Paraphimosis is an uncommon medical condition in which the foreskin of a penis becomes trapped behind the glans penis, and cannot be reduced (pulled back to its normal flaccid position covering the glans). If this condition persists for several hours or there is any sign of a lack of blood flow, paraphimosis should be treated as a medical emergency, as it can result in gangrene.

==Causes==
Paraphimosis is usually caused by medical professionals (iatrogenic) or parents who handle the foreskin improperly. The foreskin may be retracted during penile examination, penile cleaning, urethral catheterization, or cystoscopy; if the foreskin is left retracted for a long period, some of the foreskin tissue may become oedematous (swollen with fluid), which makes subsequent reduction of the foreskin difficult.

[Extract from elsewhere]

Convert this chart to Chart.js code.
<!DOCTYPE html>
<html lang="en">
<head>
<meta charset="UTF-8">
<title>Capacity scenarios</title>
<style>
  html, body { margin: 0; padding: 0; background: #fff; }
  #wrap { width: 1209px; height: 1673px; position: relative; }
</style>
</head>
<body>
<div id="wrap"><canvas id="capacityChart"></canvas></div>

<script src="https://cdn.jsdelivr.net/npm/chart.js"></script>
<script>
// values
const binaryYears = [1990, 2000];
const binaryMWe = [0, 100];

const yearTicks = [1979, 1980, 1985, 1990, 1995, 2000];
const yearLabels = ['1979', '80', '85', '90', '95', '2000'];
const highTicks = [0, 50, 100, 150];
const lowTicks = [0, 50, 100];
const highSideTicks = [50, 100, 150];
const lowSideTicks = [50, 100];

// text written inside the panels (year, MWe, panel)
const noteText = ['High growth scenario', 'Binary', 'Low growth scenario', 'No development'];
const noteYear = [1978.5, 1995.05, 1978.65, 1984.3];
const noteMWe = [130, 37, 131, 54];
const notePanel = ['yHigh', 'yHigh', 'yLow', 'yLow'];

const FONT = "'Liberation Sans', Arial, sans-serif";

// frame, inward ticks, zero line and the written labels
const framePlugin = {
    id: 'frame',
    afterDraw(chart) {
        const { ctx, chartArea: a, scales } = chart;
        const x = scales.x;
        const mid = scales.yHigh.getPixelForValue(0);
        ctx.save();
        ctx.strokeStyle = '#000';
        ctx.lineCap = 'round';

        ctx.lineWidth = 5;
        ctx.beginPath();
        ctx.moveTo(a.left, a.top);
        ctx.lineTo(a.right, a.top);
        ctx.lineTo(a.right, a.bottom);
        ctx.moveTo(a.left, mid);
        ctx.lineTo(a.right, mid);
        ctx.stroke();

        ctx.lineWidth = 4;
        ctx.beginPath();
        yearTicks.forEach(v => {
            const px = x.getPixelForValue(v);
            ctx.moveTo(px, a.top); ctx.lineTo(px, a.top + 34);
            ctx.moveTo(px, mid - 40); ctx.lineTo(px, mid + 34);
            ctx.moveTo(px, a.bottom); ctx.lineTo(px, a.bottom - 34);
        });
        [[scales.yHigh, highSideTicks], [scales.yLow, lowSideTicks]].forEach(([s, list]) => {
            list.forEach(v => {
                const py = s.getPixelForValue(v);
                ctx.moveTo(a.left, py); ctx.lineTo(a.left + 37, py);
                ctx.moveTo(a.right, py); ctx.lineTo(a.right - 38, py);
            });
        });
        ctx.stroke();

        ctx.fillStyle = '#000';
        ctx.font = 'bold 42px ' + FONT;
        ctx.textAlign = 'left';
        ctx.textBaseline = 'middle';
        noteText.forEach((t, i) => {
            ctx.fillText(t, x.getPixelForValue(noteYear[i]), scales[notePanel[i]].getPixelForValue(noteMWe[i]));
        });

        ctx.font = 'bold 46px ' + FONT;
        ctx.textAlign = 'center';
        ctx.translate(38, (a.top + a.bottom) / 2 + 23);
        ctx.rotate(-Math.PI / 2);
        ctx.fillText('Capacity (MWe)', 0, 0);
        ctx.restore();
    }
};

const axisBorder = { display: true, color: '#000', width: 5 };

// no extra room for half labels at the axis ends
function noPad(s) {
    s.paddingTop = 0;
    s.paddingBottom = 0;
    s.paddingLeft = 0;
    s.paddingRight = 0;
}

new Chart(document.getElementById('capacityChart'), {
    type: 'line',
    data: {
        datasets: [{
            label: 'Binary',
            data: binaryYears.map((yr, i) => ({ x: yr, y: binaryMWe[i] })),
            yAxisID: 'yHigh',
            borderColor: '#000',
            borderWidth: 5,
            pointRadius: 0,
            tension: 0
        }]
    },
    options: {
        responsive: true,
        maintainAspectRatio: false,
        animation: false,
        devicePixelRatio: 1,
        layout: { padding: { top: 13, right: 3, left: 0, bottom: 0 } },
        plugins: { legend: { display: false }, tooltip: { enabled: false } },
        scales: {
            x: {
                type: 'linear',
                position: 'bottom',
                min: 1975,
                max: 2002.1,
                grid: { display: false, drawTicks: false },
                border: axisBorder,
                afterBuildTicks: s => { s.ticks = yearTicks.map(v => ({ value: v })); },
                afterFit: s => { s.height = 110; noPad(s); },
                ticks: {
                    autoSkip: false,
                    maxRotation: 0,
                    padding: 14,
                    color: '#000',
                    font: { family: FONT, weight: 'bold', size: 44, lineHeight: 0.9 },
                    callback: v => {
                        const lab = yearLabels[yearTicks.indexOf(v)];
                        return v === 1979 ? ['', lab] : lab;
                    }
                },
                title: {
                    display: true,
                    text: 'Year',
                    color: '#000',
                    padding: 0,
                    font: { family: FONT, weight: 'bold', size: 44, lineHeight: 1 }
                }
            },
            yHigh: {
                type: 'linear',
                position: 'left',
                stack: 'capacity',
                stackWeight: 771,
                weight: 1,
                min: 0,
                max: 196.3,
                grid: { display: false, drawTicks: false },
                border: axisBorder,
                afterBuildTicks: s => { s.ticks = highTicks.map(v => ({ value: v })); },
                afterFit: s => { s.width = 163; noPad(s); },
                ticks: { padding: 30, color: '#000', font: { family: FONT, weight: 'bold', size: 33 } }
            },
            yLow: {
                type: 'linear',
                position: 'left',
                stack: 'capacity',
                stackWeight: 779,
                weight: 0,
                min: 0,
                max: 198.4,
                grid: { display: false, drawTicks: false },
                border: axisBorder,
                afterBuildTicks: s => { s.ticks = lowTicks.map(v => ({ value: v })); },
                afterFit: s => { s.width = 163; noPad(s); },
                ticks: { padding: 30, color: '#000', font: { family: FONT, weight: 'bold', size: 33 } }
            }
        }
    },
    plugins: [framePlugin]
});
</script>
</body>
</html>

==Prevention and treatment==
Paraphimosis can be avoided by bringing the foreskin back into its normal, forward, non-retracted position after retraction is no longer necessary (for instance, after cleaning the glans penis or placing a Foley catheter). Phimosis (both pathologic and normal childhood physiologic forms) is a risk factor for paraphimosis; physiologic phimosis resolves naturally as a child matures, but it may be advisable to treat pathologic phimosis via long-term stretching or elective surgical techniques (such as preputioplasty to loosen the preputial orifice or circumcision to amputate the foreskin tissue partially or completely).

The foreskin responds to the application of tension to cause expansion by creating new skin cells though the process of mitosis. The tissue expansion is permanent. Non-surgical stretching of the foreskin may be used to widen a narrow, non-retractable foreskin. Stretching may be combined with the use of a corticosteroid cream. Beaugé recommends manual stretching for young males in preference to circumcision as a treatment for non-retractile foreskin because of the preservation of sexual sensation.

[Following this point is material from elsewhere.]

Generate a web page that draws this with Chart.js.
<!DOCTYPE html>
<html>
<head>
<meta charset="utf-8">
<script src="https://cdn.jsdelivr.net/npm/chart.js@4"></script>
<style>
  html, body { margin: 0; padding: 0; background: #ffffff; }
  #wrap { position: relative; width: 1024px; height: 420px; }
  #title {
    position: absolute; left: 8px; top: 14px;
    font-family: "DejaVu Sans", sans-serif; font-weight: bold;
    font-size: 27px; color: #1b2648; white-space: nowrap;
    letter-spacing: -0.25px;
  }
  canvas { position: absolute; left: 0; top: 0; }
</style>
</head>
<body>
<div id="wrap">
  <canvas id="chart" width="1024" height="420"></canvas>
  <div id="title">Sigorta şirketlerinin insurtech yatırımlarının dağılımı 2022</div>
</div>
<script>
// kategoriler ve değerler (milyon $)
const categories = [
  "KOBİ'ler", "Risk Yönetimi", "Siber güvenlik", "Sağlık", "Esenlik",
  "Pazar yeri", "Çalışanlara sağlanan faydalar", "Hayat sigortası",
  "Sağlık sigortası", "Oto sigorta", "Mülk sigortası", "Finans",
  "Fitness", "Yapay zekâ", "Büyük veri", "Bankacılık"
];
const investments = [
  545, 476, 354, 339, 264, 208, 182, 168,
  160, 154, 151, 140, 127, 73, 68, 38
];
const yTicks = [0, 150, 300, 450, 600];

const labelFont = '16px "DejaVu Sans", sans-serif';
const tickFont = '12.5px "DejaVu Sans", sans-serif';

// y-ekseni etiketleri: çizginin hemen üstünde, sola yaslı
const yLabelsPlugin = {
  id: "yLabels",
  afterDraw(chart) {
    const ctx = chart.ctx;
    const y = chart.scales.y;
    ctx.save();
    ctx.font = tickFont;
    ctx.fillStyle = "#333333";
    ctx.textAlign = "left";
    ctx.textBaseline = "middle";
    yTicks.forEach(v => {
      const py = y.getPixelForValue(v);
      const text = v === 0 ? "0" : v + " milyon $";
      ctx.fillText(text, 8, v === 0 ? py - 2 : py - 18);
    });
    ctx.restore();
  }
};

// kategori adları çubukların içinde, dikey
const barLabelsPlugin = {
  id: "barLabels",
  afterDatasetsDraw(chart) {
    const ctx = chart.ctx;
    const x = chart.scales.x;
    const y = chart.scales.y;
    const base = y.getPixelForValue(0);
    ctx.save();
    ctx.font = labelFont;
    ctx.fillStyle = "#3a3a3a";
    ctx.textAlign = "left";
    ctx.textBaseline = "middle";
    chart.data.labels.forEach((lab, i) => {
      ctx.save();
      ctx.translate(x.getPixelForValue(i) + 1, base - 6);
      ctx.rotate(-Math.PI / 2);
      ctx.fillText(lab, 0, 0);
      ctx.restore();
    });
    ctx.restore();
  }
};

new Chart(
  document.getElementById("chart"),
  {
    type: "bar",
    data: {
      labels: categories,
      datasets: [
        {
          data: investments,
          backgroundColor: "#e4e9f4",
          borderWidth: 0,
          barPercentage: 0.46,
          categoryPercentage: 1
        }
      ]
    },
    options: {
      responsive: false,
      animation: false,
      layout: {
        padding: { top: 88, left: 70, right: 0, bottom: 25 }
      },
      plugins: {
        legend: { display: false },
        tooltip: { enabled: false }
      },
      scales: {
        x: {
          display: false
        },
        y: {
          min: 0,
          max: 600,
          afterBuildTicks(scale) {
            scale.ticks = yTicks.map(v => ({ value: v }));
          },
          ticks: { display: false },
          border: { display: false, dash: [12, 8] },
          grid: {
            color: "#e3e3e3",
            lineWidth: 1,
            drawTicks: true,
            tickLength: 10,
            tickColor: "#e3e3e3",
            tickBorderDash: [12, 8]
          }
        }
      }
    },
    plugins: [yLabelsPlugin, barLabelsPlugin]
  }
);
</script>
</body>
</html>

Paraphimosis can often be effectively treated by manual manipulation of the swollen foreskin tissue. This involves compressing the glans penis and moving the foreskin back to its normal position, perhaps with the aid of a lubricant, cold compression, and local anesthesia as necessary. If this fails, the tight edematous band of tissue can be relieved surgically with a dorsal slit, or a circumcision. An alternative method, the Dundee technique, entails placing multiple punctures in the swollen foreskin with a fine needle, and then expressing the edema fluid by manual pressure. According to Ghory and Sharma, treatment by circumcision may be elected as "a last resort, to be performed by a urologist". Other experts recommend delaying elective circumcision until after paraphimosis has been resolved. A non-invasive method is the application of granulated sugar to induce transfer of the hypotonic fluid out of the edematous tissue towards the wet sugar via osmotic gradient, to reduce swelling and enabling manual reduction.